You can then compare your lists, which becomes an easy way to tell your partner about your sexual fantasies. This does also make you find new things both are open to!
Here, it’s important to remember that this is an invitation, not a negotiation. No one should be talked into trying something, this as lust grows in free will.
5. Understand that Sexual Desire Looks Different for Everyone
Some people have spontaneous desire, and some have responsive lust, and it’s important to understand that, for most people, feeling sexual lust requires some sort of stimuli or that a first move is made.

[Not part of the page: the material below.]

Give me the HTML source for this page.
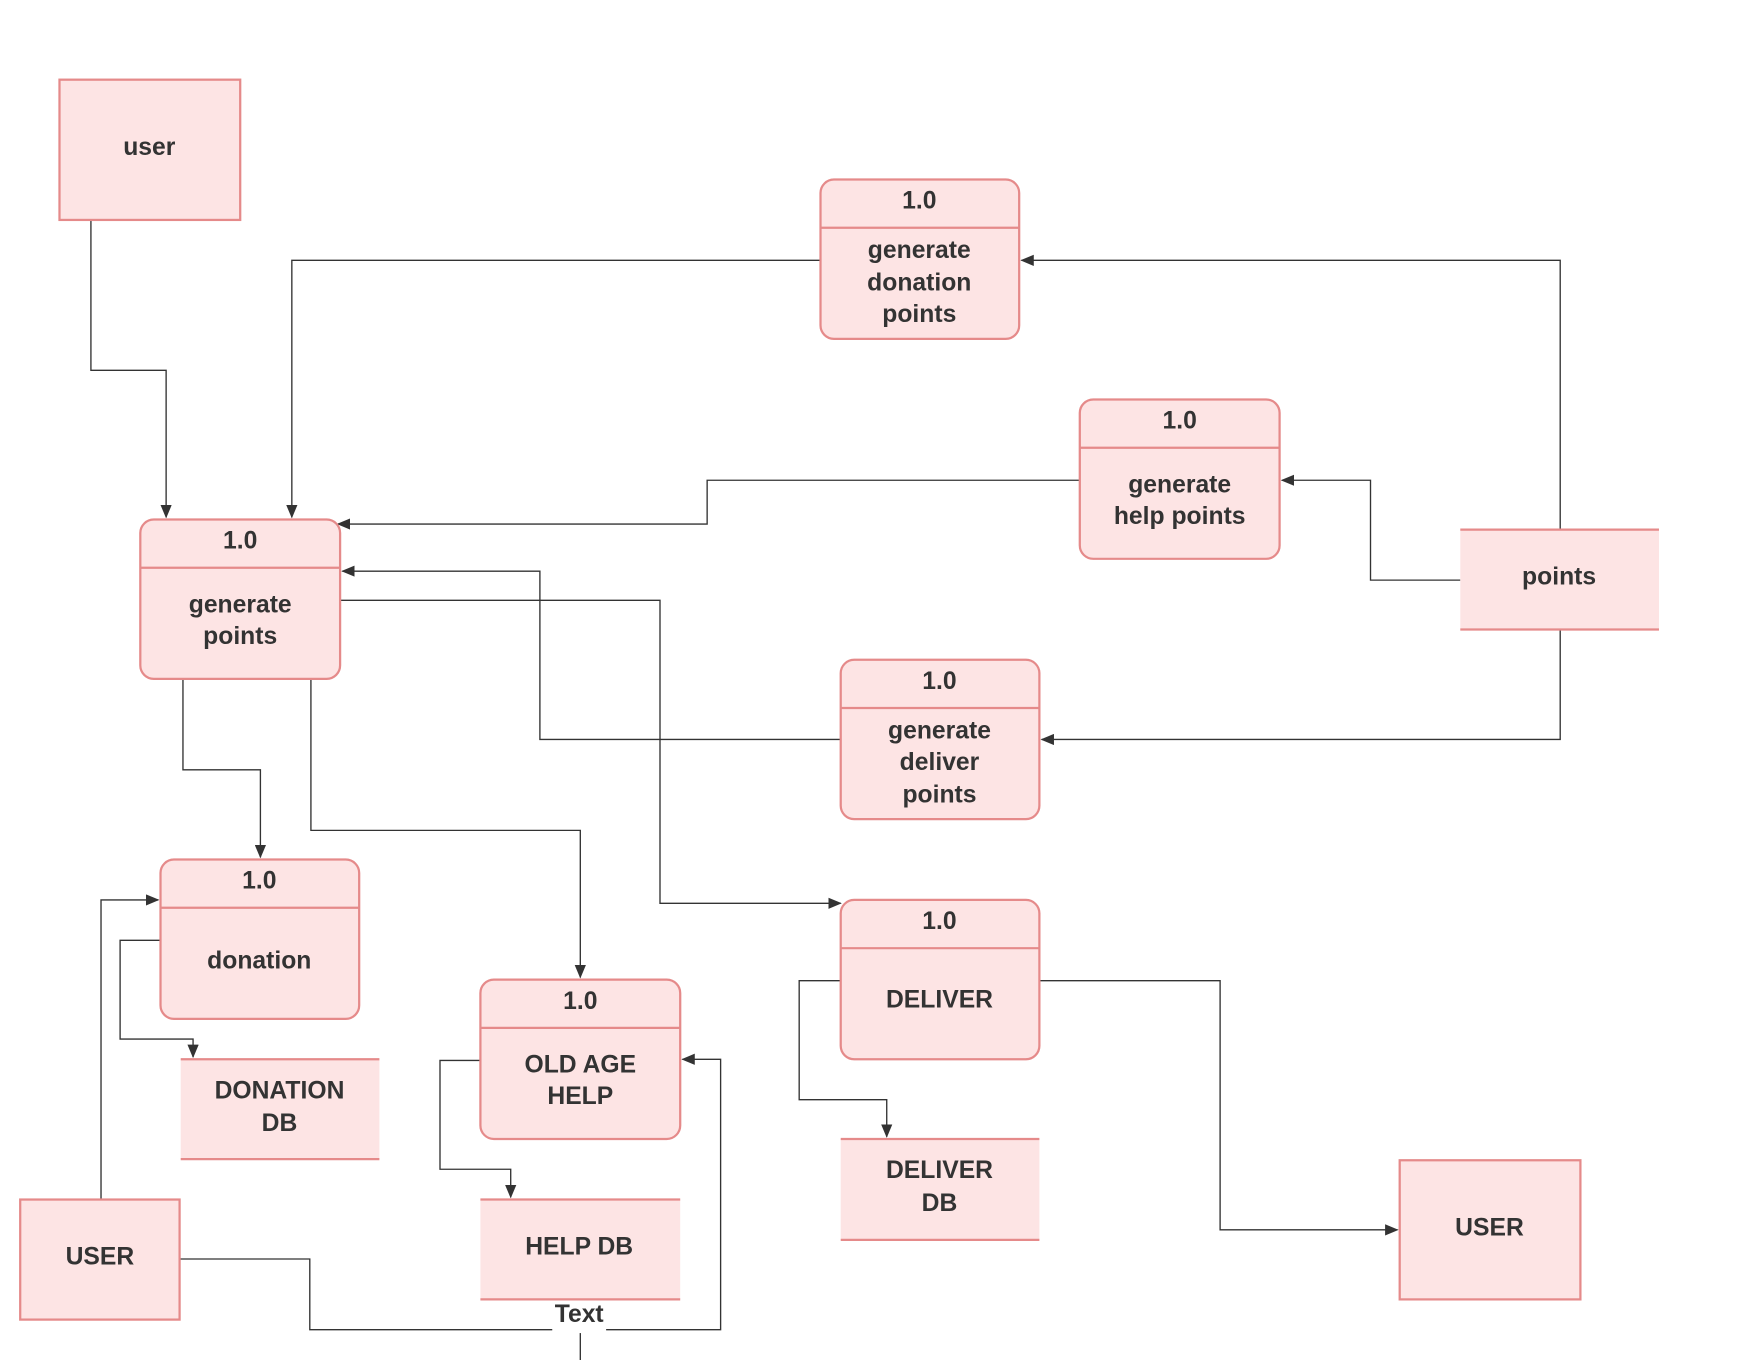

To understand this can take away lots of stress as people tend to get worried when they feel no lust. If instead learning about how you get turned on, you’re able to adapt your sex life accordingly.
6. How the Relationship as a Whole Affect Interest in Intimacy
Sex is not isolated from the rest of the relationship, and a common reason for decreased libido is conflicts with your partner.
Ask yourselves if you feel as a team, if you have any unsolved conflicts, if you feel seen and appreciated, and if you need to clean the air and work on how you deal with disputes.
To re-build lust is often partly about re-building the feeling of being chosen, desired for and appreciated, and small things such as appreciating your partner more actively everyday and prioritizing each other better can turn the ship around.
Do also read: Common Reasons for Decreased Libido
Can You Bring Back the Spark? Yes — But It Takes Time
So, is it doable to bring back the spark as a couple?
The answer is yes, you can absolutely bring back passion and fix a sexless marriage, but rebuilding intimacy after years together takes time, and must be seen as a process.
The most important thing is that you do it together as a team with lots of curiosity instead of feeling guilt.
And never forget that finding the passion again in long-term relationships is about building something new together that fits with your current lifestyle and desires, and that you always should be open for change, as the lust won’t be the same throughout life.
So when we start talking and exploring again, the intimacy can get deeper and stronger!